#### Provided records ####
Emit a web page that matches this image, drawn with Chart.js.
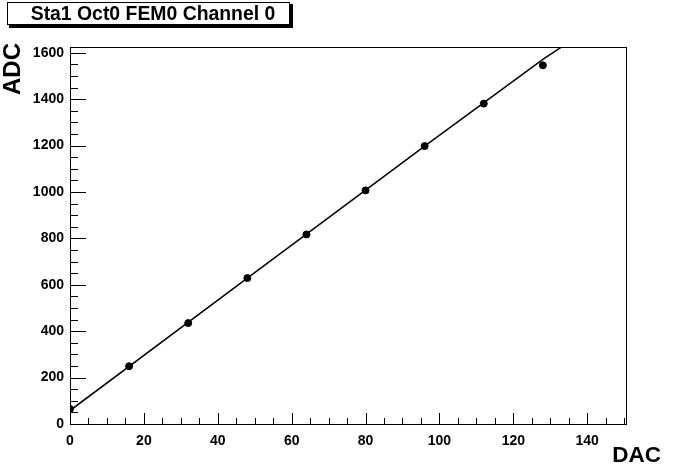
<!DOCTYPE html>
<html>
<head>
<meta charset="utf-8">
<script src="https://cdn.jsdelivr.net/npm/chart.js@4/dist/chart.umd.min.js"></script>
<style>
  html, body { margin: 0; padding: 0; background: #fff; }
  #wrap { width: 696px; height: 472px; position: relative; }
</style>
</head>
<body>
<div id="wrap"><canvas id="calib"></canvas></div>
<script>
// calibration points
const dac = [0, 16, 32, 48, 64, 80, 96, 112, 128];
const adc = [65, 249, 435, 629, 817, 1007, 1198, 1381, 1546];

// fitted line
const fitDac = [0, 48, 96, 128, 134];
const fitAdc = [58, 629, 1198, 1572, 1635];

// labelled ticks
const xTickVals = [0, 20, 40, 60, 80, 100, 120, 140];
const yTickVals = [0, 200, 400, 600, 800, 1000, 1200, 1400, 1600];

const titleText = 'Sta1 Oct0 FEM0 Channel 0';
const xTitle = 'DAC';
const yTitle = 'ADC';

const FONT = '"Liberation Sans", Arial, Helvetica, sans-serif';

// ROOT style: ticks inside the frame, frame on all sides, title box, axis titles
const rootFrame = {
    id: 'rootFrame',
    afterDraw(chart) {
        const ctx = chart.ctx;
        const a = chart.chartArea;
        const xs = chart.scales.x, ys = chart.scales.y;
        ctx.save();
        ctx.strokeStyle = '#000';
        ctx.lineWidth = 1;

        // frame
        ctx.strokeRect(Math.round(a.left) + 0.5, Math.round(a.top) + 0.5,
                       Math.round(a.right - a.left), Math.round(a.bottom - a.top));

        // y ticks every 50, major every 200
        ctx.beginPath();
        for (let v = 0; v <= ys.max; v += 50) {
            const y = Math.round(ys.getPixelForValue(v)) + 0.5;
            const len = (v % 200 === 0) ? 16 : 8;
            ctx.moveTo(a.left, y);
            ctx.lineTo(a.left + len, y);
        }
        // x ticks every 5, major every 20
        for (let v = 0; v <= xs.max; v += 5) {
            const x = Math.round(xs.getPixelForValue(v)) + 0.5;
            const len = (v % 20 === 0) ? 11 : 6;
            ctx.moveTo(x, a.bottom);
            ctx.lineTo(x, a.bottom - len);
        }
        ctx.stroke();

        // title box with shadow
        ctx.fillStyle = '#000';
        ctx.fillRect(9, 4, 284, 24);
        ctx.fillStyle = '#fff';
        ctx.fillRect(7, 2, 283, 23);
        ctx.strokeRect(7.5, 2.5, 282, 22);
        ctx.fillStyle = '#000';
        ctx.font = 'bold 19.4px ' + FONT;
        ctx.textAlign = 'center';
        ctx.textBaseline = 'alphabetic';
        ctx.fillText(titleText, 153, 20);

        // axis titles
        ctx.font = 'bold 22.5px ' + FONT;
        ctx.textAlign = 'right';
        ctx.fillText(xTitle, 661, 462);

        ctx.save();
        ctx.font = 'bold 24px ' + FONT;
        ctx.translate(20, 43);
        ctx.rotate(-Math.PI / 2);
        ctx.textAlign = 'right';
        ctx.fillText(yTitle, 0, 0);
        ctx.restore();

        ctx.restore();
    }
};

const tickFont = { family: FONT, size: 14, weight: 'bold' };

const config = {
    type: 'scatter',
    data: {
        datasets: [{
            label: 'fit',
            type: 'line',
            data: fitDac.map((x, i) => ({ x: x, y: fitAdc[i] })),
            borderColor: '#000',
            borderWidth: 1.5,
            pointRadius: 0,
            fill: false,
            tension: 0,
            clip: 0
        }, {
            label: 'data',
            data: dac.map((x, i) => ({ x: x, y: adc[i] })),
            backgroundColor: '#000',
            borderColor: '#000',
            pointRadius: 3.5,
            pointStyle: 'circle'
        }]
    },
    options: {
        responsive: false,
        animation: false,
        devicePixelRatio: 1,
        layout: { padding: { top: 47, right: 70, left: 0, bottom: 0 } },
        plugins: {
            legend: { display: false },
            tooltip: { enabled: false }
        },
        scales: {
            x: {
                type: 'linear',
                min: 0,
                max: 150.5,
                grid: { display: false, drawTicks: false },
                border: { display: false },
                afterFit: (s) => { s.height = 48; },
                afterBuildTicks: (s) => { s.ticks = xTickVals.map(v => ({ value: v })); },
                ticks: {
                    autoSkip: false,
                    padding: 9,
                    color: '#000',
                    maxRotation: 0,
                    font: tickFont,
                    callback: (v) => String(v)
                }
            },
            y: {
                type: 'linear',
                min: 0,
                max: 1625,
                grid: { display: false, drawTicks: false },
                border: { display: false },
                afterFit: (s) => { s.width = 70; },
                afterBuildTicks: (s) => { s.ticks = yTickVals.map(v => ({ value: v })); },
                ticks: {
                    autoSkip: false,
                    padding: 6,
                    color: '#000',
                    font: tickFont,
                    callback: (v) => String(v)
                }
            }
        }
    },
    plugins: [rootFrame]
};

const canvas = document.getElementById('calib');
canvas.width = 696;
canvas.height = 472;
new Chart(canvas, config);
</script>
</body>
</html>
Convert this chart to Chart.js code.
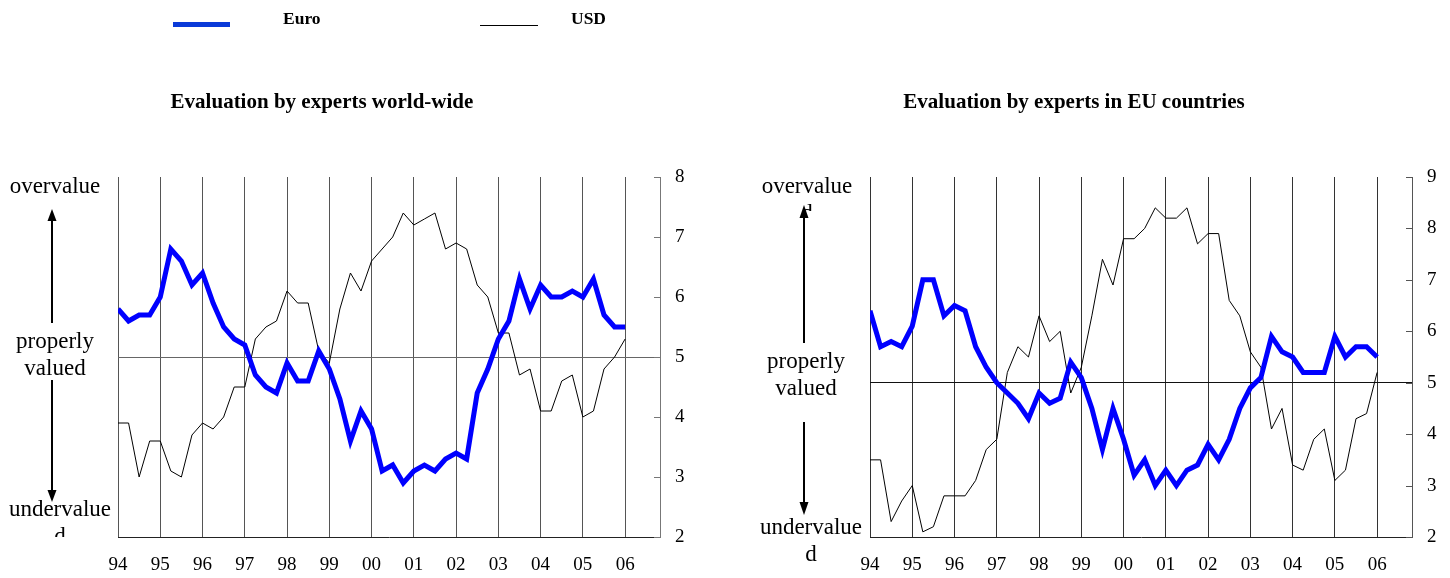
####
Your objective:
Strip the images and reproduce the remaining records precisely.

Solution:
Emit a web page that matches this image, drawn with Chart.js.
<!DOCTYPE html>
<html>
<head>
<meta charset="utf-8">
<script src="https://cdn.jsdelivr.net/npm/chart.js@4/dist/chart.umd.min.js"></script>
<style>
  html, body { margin: 0; padding: 0; background: #fff; }
  #wrap { width: 696px; height: 472px; position: relative; }
</style>
</head>
<body>
<div id="wrap"><canvas id="calib"></canvas></div>
<script>
// calibration points
const dac = [0, 16, 32, 48, 64, 80, 96, 112, 128];
const adc = [65, 249, 435, 629, 817, 1007, 1198, 1381, 1546];

// fitted line
const fitDac = [0, 48, 96, 128, 134];
const fitAdc = [58, 629, 1198, 1572, 1635];

// labelled ticks
const xTickVals = [0, 20, 40, 60, 80, 100, 120, 140];
const yTickVals = [0, 200, 400, 600, 800, 1000, 1200, 1400, 1600];

const titleText = 'Sta1 Oct0 FEM0 Channel 0';
const xTitle = 'DAC';
const yTitle = 'ADC';

const FONT = '"Liberation Sans", Arial, Helvetica, sans-serif';

// ROOT style: ticks inside the frame, frame on all sides, title box, axis titles
const rootFrame = {
    id: 'rootFrame',
    afterDraw(chart) {
        const ctx = chart.ctx;
        const a = chart.chartArea;
        const xs = chart.scales.x, ys = chart.scales.y;
        ctx.save();
        ctx.strokeStyle = '#000';
        ctx.lineWidth = 1;

        // frame
        ctx.strokeRect(Math.round(a.left) + 0.5, Math.round(a.top) + 0.5,
                       Math.round(a.right - a.left), Math.round(a.bottom - a.top));

        // y ticks every 50, major every 200
        ctx.beginPath();
        for (let v = 0; v <= ys.max; v += 50) {
            const y = Math.round(ys.getPixelForValue(v)) + 0.5;
            const len = (v % 200 === 0) ? 16 : 8;
            ctx.moveTo(a.left, y);
            ctx.lineTo(a.left + len, y);
        }
        // x ticks every 5, major every 20
        for (let v = 0; v <= xs.max; v += 5) {
            const x = Math.round(xs.getPixelForValue(v)) + 0.5;
            const len = (v % 20 === 0) ? 11 : 6;
            ctx.moveTo(x, a.bottom);
            ctx.lineTo(x, a.bottom - len);
        }
        ctx.stroke();

        // title box with shadow
        ctx.fillStyle = '#000';
        ctx.fillRect(9, 4, 284, 24);
        ctx.fillStyle = '#fff';
        ctx.fillRect(7, 2, 283, 23);
        ctx.strokeRect(7.5, 2.5, 282, 22);
        ctx.fillStyle = '#000';
        ctx.font = 'bold 19.4px ' + FONT;
        ctx.textAlign = 'center';
        ctx.textBaseline = 'alphabetic';
        ctx.fillText(titleText, 153, 20);

        // axis titles
        ctx.font = 'bold 22.5px ' + FONT;
        ctx.textAlign = 'right';
        ctx.fillText(xTitle, 661, 462);

        ctx.save();
        ctx.font = 'bold 24px ' + FONT;
        ctx.translate(20, 43);
        ctx.rotate(-Math.PI / 2);
        ctx.textAlign = 'right';
        ctx.fillText(yTitle, 0, 0);
        ctx.restore();

        ctx.restore();
    }
};

const tickFont = { family: FONT, size: 14, weight: 'bold' };

const config = {
    type: 'scatter',
    data: {
        datasets: [{
            label: 'fit',
            type: 'line',
            data: fitDac.map((x, i) => ({ x: x, y: fitAdc[i] })),
            borderColor: '#000',
            borderWidth: 1.5,
            pointRadius: 0,
            fill: false,
            tension: 0,
            clip: 0
        }, {
            label: 'data',
            data: dac.map((x, i) => ({ x: x, y: adc[i] })),
            backgroundColor: '#000',
            borderColor: '#000',
            pointRadius: 3.5,
            pointStyle: 'circle'
        }]
    },
    options: {
        responsive: false,
        animation: false,
        devicePixelRatio: 1,
        layout: { padding: { top: 47, right: 70, left: 0, bottom: 0 } },
        plugins: {
            legend: { display: false },
            tooltip: { enabled: false }
        },
        scales: {
            x: {
                type: 'linear',
                min: 0,
                max: 150.5,
                grid: { display: false, drawTicks: false },
                border: { display: false },
                afterFit: (s) => { s.height = 48; },
                afterBuildTicks: (s) => { s.ticks = xTickVals.map(v => ({ value: v })); },
                ticks: {
                    autoSkip: false,
                    padding: 9,
                    color: '#000',
                    maxRotation: 0,
                    font: tickFont,
                    callback: (v) => String(v)
                }
            },
            y: {
                type: 'linear',
                min: 0,
                max: 1625,
                grid: { display: false, drawTicks: false },
                border: { display: false },
                afterFit: (s) => { s.width = 70; },
                afterBuildTicks: (s) => { s.ticks = yTickVals.map(v => ({ value: v })); },
                ticks: {
                    autoSkip: false,
                    padding: 6,
                    color: '#000',
                    font: tickFont,
                    callback: (v) => String(v)
                }
            }
        }
    },
    plugins: [rootFrame]
};

const canvas = document.getElementById('calib');
canvas.width = 696;
canvas.height = 472;
new Chart(canvas, config);
</script>
</body>
</html>
Convert this chart to Chart.js code.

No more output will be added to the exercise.